[Records contained in a dataset]
------------------------------------------------------------

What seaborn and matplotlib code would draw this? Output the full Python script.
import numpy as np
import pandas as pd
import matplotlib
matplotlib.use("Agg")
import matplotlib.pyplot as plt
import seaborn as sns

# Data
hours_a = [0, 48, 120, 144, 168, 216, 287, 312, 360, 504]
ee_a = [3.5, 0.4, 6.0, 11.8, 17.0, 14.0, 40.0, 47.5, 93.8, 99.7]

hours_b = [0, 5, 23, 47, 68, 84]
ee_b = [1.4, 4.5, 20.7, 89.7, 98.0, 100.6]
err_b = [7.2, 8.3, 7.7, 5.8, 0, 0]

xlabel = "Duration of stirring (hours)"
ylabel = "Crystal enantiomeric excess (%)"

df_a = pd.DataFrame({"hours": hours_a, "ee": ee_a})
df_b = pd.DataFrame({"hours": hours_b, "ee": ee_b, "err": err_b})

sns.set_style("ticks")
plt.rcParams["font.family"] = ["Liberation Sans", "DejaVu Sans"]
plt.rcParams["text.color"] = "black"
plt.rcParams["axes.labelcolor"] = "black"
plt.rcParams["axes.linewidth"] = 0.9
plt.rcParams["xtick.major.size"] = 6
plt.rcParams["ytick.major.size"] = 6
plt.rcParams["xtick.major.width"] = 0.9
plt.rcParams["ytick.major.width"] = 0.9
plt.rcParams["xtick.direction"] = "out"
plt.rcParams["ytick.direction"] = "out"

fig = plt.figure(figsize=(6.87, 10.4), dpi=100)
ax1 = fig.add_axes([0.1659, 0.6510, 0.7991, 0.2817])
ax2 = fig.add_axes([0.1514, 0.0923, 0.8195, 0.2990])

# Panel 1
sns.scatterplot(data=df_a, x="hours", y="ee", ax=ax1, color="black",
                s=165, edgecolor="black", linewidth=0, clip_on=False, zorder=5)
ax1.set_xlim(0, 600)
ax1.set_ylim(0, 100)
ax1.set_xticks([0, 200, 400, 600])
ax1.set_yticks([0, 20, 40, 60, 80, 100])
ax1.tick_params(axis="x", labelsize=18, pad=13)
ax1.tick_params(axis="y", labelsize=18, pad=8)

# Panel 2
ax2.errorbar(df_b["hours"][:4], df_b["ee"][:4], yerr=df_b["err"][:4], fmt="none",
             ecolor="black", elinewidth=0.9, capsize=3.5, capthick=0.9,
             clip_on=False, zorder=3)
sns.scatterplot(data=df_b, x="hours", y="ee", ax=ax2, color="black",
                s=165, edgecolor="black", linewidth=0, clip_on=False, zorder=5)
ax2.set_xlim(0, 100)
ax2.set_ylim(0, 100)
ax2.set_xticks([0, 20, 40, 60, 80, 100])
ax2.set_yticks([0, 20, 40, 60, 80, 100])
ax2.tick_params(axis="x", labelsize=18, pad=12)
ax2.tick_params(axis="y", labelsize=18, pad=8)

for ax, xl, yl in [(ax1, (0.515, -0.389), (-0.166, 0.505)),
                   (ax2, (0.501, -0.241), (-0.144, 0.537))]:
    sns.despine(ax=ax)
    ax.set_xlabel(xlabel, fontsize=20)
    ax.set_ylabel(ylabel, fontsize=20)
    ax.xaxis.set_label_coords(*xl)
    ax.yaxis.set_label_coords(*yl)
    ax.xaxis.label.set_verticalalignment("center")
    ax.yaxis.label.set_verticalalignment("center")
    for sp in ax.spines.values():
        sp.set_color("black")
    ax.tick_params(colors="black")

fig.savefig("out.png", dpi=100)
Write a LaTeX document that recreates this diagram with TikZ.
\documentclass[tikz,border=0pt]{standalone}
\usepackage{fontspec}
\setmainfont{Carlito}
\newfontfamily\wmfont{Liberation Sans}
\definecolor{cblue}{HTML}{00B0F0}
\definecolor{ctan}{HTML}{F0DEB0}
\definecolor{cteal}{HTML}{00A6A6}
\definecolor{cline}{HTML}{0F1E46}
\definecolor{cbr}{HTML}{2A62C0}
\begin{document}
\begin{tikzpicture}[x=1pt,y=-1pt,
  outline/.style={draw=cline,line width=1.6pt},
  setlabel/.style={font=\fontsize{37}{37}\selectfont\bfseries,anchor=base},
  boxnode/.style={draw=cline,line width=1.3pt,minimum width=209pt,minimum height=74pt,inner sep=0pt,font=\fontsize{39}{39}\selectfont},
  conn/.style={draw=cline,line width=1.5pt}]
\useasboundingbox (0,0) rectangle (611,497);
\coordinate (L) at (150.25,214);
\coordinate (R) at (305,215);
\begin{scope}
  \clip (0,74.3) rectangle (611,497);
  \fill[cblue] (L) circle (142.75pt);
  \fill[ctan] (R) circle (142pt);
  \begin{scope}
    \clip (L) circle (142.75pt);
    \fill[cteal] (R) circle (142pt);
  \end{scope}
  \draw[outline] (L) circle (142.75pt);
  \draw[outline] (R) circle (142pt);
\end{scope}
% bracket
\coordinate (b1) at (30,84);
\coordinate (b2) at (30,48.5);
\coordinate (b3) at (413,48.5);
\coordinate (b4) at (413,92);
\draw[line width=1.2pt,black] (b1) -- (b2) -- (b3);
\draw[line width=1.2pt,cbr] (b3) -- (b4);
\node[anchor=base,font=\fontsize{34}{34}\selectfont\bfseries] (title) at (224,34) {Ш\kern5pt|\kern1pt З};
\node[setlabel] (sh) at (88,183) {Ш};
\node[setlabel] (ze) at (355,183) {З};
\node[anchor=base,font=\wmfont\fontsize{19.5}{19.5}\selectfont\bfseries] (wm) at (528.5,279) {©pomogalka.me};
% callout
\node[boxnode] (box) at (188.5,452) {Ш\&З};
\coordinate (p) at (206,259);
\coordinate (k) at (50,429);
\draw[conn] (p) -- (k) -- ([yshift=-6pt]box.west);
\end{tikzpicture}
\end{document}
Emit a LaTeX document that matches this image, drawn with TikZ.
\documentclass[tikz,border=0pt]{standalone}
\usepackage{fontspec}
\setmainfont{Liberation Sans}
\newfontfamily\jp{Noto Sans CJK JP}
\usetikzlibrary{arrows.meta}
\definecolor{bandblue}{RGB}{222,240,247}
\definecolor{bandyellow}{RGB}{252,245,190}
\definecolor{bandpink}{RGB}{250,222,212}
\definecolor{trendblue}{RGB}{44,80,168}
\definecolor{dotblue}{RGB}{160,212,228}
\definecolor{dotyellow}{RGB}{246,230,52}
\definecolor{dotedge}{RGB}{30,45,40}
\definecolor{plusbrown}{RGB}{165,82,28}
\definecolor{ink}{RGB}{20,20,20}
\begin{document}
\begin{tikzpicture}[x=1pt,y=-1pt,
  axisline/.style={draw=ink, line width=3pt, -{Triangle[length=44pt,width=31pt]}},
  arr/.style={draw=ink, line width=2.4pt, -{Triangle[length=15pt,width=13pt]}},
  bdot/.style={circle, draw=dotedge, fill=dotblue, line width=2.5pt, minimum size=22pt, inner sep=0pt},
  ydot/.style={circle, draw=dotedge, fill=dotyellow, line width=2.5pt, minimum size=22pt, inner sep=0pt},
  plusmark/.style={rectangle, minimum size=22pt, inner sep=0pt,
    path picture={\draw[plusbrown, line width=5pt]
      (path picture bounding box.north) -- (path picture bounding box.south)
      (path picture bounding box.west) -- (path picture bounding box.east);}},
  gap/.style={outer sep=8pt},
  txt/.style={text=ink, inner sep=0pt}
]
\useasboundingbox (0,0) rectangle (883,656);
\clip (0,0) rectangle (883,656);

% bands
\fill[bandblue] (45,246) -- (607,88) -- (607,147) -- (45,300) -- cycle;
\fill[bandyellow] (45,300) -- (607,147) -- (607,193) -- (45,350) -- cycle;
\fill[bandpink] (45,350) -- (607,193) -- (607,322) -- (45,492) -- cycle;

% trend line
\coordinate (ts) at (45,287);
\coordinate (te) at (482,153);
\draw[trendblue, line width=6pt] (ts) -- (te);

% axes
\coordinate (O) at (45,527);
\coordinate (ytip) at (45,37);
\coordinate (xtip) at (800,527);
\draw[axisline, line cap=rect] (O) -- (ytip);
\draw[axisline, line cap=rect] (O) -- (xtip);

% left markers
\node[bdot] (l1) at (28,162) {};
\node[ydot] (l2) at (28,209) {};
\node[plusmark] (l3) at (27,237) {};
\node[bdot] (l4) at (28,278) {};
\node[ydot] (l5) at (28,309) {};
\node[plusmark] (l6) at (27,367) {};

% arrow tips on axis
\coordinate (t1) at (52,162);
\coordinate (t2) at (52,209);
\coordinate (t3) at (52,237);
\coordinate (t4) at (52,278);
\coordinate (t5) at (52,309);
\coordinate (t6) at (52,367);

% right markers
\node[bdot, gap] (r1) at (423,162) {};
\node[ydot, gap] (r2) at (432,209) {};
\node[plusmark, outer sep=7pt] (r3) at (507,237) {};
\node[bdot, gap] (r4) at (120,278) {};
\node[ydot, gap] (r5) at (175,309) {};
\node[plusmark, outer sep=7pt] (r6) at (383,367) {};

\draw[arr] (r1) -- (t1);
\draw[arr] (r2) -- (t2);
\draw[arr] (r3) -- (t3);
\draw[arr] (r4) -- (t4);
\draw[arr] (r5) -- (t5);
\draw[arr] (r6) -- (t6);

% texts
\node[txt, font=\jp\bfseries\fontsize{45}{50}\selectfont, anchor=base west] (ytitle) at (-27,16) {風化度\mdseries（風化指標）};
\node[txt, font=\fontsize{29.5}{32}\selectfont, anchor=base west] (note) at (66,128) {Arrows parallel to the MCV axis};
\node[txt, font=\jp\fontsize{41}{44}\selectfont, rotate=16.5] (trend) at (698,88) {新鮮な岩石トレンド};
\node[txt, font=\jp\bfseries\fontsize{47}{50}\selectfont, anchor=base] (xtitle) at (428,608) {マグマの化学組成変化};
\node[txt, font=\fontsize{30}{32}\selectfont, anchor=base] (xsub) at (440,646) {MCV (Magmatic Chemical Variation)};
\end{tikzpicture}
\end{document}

------------------------------------------------------------

SET TASK —
Extract, from the listing above, every line where the string "matplotlib" occurs.

RESPONSE —
What seaborn and matplotlib code would draw this? Output the full Python script.
import matplotlib
matplotlib.use("Agg")
import matplotlib.pyplot as plt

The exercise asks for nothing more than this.